> _GIVEN INSTRUCTION_
Give a verbatim copy of the lines below, minus the pictures.
━━━━━ DATASET EXTRACT
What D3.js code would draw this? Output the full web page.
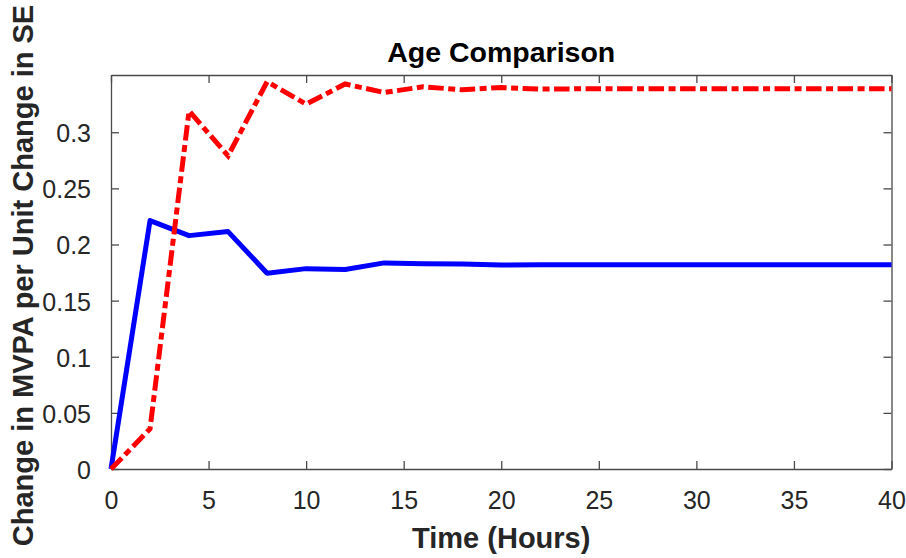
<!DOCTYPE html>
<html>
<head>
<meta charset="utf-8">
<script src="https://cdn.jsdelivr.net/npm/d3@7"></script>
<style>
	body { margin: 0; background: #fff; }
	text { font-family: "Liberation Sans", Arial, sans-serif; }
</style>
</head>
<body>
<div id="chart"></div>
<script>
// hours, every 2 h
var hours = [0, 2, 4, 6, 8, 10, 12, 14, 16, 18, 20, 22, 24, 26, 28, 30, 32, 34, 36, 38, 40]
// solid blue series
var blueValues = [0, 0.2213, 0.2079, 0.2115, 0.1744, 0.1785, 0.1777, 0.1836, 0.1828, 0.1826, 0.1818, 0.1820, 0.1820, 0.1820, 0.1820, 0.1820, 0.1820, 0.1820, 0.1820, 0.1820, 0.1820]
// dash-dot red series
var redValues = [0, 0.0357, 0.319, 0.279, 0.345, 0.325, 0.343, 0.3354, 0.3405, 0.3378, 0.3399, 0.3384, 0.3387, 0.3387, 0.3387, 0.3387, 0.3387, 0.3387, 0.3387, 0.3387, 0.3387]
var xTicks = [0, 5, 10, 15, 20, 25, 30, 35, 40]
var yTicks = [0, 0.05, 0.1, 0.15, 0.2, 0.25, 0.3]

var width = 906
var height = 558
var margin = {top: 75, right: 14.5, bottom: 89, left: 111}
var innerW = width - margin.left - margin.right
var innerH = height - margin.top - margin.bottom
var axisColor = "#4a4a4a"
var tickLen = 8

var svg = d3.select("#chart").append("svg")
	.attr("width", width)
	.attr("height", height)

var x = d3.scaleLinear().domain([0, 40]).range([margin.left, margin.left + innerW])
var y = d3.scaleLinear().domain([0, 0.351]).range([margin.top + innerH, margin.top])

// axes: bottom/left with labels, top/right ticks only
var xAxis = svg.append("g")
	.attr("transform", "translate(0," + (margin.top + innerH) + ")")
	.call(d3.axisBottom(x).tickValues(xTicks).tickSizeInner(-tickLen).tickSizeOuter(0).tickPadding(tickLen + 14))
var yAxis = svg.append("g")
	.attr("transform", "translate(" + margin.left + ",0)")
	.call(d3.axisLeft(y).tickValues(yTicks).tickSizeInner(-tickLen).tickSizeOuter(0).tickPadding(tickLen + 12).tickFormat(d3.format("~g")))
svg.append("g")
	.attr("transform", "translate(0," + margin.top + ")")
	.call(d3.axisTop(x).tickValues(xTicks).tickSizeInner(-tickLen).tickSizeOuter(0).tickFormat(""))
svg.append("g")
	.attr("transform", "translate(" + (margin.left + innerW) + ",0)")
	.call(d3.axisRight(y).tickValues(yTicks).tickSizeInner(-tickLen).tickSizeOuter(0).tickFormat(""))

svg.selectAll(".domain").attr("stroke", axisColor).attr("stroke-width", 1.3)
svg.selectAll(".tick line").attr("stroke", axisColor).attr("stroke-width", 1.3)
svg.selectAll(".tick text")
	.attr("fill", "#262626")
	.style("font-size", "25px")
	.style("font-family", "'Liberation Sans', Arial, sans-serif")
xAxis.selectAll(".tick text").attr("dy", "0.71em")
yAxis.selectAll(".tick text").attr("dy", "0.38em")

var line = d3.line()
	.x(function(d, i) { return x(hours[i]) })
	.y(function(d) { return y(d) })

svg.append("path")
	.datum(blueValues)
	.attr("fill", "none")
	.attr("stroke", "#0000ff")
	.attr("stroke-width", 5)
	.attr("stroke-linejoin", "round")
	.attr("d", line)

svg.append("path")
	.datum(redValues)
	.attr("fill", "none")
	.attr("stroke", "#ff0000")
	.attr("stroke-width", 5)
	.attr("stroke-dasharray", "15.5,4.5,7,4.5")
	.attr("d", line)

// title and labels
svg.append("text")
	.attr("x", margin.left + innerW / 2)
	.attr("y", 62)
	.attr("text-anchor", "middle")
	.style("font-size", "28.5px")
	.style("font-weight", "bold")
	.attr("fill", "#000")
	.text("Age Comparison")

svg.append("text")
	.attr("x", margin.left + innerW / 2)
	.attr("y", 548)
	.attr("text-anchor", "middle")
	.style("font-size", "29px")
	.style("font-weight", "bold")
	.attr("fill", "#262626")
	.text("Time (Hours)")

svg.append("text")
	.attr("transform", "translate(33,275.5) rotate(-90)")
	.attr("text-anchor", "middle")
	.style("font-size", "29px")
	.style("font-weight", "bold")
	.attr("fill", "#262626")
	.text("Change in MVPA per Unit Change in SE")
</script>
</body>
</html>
━━━━━━━━━━
> _WRITTEN ANSWER_
What D3.js code would draw this? Output the full web page.
<!DOCTYPE html>
<html>
<head>
<meta charset="utf-8">
<script src="https://cdn.jsdelivr.net/npm/d3@7"></script>
<style>
	body { margin: 0; background: #fff; }
	text { font-family: "Liberation Sans", Arial, sans-serif; }
</style>
</head>
<body>
<div id="chart"></div>
<script>
// hours, every 2 h
var hours = [0, 2, 4, 6, 8, 10, 12, 14, 16, 18, 20, 22, 24, 26, 28, 30, 32, 34, 36, 38, 40]
// solid blue series
var blueValues = [0, 0.2213, 0.2079, 0.2115, 0.1744, 0.1785, 0.1777, 0.1836, 0.1828, 0.1826, 0.1818, 0.1820, 0.1820, 0.1820, 0.1820, 0.1820, 0.1820, 0.1820, 0.1820, 0.1820, 0.1820]
// dash-dot red series
var redValues = [0, 0.0357, 0.319, 0.279, 0.345, 0.325, 0.343, 0.3354, 0.3405, 0.3378, 0.3399, 0.3384, 0.3387, 0.3387, 0.3387, 0.3387, 0.3387, 0.3387, 0.3387, 0.3387, 0.3387]
var xTicks = [0, 5, 10, 15, 20, 25, 30, 35, 40]
var yTicks = [0, 0.05, 0.1, 0.15, 0.2, 0.25, 0.3]

var width = 906
var height = 558
var margin = {top: 75, right: 14.5, bottom: 89, left: 111}
var innerW = width - margin.left - margin.right
var innerH = height - margin.top - margin.bottom
var axisColor = "#4a4a4a"
var tickLen = 8

var svg = d3.select("#chart").append("svg")
	.attr("width", width)
	.attr("height", height)

var x = d3.scaleLinear().domain([0, 40]).range([margin.left, margin.left + innerW])
var y = d3.scaleLinear().domain([0, 0.351]).range([margin.top + innerH, margin.top])

// axes: bottom/left with labels, top/right ticks only
var xAxis = svg.append("g")
	.attr("transform", "translate(0," + (margin.top + innerH) + ")")
	.call(d3.axisBottom(x).tickValues(xTicks).tickSizeInner(-tickLen).tickSizeOuter(0).tickPadding(tickLen + 14))
var yAxis = svg.append("g")
	.attr("transform", "translate(" + margin.left + ",0)")
	.call(d3.axisLeft(y).tickValues(yTicks).tickSizeInner(-tickLen).tickSizeOuter(0).tickPadding(tickLen + 12).tickFormat(d3.format("~g")))
svg.append("g")
	.attr("transform", "translate(0," + margin.top + ")")
	.call(d3.axisTop(x).tickValues(xTicks).tickSizeInner(-tickLen).tickSizeOuter(0).tickFormat(""))
svg.append("g")
	.attr("transform", "translate(" + (margin.left + innerW) + ",0)")
	.call(d3.axisRight(y).tickValues(yTicks).tickSizeInner(-tickLen).tickSizeOuter(0).tickFormat(""))

svg.selectAll(".domain").attr("stroke", axisColor).attr("stroke-width", 1.3)
svg.selectAll(".tick line").attr("stroke", axisColor).attr("stroke-width", 1.3)
svg.selectAll(".tick text")
	.attr("fill", "#262626")
	.style("font-size", "25px")
	.style("font-family", "'Liberation Sans', Arial, sans-serif")
xAxis.selectAll(".tick text").attr("dy", "0.71em")
yAxis.selectAll(".tick text").attr("dy", "0.38em")

var line = d3.line()
	.x(function(d, i) { return x(hours[i]) })
	.y(function(d) { return y(d) })

svg.append("path")
	.datum(blueValues)
	.attr("fill", "none")
	.attr("stroke", "#0000ff")
	.attr("stroke-width", 5)
	.attr("stroke-linejoin", "round")
	.attr("d", line)

svg.append("path")
	.datum(redValues)
	.attr("fill", "none")
	.attr("stroke", "#ff0000")
	.attr("stroke-width", 5)
	.attr("stroke-dasharray", "15.5,4.5,7,4.5")
	.attr("d", line)

// title and labels
svg.append("text")
	.attr("x", margin.left + innerW / 2)
	.attr("y", 62)
	.attr("text-anchor", "middle")
	.style("font-size", "28.5px")
	.style("font-weight", "bold")
	.attr("fill", "#000")
	.text("Age Comparison")

svg.append("text")
	.attr("x", margin.left + innerW / 2)
	.attr("y", 548)
	.attr("text-anchor", "middle")
	.style("font-size", "29px")
	.style("font-weight", "bold")
	.attr("fill", "#262626")
	.text("Time (Hours)")

svg.append("text")
	.attr("transform", "translate(33,275.5) rotate(-90)")
	.attr("text-anchor", "middle")
	.style("font-size", "29px")
	.style("font-weight", "bold")
	.attr("fill", "#262626")
	.text("Change in MVPA per Unit Change in SE")
</script>
</body>
</html>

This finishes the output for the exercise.